Prompt:
Read through the data and report every line in which the word "this" occurs.

Records to process:
%%
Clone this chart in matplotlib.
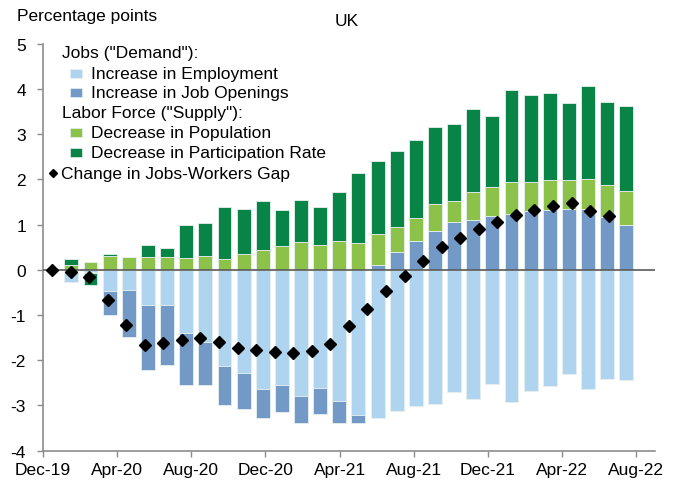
%%
%%
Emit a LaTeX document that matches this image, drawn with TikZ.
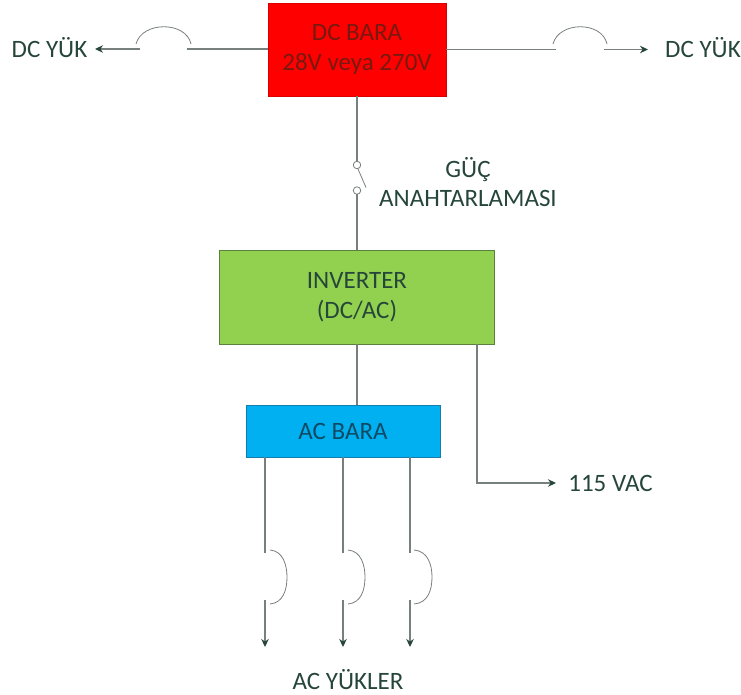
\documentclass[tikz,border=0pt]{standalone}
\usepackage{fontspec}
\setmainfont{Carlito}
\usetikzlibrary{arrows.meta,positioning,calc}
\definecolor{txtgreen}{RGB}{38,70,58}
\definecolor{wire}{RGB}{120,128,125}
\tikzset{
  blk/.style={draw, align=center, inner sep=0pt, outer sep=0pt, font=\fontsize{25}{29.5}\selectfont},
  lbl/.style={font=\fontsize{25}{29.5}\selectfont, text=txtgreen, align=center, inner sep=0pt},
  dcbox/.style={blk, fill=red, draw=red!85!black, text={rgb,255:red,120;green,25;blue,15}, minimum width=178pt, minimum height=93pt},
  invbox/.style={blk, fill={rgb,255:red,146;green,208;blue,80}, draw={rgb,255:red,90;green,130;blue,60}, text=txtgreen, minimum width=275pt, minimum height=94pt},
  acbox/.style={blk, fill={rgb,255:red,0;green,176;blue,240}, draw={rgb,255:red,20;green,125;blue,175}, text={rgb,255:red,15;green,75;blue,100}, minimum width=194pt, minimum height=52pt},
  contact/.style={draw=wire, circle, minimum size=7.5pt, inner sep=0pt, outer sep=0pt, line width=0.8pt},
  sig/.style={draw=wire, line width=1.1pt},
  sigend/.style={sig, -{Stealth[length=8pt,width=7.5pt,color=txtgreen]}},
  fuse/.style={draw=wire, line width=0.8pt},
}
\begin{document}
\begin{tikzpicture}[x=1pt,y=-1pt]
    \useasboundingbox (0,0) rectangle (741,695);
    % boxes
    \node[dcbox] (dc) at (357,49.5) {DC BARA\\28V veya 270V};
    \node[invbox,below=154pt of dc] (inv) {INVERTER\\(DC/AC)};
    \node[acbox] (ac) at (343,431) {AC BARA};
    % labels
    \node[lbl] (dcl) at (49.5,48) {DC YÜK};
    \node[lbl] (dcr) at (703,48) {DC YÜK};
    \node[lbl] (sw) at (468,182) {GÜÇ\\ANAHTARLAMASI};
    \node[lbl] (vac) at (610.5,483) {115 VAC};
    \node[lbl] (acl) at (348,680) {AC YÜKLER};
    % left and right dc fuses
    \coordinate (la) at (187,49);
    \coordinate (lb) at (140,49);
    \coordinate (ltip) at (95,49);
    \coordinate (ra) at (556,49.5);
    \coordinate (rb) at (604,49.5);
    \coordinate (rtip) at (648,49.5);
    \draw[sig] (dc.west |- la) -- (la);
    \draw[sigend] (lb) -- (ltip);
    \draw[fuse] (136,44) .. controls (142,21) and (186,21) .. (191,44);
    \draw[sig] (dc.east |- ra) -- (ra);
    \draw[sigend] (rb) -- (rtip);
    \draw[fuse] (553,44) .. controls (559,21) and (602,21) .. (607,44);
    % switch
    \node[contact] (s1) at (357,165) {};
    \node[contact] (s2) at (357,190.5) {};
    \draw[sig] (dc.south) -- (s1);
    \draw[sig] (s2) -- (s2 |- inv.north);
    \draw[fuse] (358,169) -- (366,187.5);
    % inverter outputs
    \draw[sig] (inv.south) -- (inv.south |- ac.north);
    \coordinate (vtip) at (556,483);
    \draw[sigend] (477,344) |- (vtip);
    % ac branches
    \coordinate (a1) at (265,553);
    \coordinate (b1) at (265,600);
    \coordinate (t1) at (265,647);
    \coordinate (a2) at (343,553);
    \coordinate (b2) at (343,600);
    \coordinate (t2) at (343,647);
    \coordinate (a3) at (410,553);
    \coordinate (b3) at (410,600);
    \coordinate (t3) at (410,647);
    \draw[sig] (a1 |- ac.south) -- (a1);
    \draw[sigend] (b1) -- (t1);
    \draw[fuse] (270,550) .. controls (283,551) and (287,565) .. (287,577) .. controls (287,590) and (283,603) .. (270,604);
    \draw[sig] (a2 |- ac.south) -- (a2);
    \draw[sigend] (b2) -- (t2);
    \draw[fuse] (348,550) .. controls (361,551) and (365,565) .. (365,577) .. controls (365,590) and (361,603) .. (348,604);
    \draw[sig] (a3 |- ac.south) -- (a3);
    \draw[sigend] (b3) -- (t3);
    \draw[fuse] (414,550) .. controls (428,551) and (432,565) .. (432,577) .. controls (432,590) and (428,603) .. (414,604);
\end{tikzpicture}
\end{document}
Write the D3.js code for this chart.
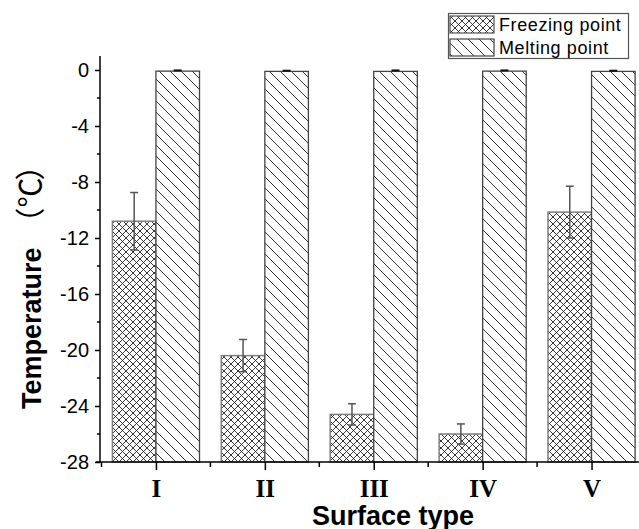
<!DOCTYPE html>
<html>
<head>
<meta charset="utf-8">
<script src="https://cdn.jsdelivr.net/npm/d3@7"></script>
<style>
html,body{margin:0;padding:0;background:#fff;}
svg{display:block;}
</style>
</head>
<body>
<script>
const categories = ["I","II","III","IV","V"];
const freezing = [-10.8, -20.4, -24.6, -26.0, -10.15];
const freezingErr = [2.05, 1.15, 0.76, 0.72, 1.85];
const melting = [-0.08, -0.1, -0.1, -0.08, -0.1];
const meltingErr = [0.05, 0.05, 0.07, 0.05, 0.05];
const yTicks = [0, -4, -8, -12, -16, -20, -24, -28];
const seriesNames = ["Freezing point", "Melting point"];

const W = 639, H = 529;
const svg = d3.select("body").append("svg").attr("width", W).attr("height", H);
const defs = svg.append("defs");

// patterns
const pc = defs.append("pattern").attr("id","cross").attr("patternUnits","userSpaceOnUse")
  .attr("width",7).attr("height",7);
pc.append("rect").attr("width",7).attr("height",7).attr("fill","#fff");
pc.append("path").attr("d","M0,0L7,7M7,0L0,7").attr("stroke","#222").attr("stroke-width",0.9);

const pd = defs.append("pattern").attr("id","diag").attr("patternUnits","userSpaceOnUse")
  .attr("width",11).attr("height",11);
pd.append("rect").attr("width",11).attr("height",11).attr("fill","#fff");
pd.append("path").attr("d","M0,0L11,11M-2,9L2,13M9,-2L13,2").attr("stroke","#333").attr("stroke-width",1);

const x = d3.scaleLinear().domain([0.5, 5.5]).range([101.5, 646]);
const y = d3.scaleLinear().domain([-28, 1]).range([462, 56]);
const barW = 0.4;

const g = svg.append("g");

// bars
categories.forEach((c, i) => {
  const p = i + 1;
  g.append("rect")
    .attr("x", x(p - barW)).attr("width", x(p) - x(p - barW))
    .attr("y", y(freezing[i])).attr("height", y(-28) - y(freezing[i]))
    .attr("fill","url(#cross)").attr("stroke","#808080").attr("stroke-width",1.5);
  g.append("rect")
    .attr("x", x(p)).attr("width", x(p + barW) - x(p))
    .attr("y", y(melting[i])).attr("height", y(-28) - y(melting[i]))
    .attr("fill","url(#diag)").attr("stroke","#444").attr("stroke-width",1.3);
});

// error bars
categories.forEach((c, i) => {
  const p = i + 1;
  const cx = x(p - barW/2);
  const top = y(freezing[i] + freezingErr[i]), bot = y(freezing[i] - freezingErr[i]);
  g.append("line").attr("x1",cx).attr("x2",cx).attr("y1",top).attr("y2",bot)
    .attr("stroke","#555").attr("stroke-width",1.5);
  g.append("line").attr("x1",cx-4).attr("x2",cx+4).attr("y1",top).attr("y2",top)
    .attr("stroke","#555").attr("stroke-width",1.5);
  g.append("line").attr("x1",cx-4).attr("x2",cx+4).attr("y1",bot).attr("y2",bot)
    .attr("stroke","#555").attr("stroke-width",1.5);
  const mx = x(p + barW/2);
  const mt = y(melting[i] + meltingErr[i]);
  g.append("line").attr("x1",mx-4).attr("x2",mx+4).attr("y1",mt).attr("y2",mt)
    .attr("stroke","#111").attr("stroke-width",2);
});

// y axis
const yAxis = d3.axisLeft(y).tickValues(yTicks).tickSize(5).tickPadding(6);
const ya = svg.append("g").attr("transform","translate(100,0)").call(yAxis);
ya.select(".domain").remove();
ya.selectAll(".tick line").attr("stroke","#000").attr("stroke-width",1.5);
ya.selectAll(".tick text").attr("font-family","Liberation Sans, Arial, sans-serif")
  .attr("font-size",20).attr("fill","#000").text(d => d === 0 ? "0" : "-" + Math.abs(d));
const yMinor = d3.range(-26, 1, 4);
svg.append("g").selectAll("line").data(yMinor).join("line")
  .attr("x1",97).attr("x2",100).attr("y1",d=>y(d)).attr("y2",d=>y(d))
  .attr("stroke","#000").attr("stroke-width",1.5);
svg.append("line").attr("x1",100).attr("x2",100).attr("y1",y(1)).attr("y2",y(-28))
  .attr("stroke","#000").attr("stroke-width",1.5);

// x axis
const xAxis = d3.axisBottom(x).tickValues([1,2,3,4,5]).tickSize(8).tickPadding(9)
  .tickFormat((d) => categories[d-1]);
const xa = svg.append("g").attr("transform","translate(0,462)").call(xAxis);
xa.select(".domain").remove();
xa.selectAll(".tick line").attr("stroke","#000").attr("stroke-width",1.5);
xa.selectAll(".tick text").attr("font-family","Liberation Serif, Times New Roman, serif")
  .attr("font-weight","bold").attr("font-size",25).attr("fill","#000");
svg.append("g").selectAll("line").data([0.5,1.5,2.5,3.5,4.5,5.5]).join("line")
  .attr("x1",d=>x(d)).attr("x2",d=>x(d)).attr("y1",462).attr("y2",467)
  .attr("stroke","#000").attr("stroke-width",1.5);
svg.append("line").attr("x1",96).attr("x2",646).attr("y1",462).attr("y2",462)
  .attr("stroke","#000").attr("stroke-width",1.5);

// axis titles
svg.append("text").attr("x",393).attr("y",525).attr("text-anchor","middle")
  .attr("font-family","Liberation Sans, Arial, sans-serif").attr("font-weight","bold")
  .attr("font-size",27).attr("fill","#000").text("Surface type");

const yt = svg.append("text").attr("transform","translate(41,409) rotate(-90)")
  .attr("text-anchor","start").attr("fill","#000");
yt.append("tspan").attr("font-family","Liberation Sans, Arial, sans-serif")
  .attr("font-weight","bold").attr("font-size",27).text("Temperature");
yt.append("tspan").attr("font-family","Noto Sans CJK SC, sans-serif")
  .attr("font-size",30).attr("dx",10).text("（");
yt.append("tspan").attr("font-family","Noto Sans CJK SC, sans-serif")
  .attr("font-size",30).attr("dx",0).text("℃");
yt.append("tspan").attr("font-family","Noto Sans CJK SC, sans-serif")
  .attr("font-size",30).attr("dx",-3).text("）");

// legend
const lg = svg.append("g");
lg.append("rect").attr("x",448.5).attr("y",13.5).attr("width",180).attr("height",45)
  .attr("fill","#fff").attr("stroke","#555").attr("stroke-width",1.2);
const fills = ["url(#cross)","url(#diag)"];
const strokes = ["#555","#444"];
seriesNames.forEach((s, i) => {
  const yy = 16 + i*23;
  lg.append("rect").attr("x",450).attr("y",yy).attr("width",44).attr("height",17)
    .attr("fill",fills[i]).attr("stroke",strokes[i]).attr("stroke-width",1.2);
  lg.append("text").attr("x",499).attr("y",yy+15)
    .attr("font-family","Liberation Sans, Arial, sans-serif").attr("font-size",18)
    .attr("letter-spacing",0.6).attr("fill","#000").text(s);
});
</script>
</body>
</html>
%%
Answer:
Clone this chart in matplotlib.
Emit a LaTeX document that matches this image, drawn with TikZ.
Write the D3.js code for this chart.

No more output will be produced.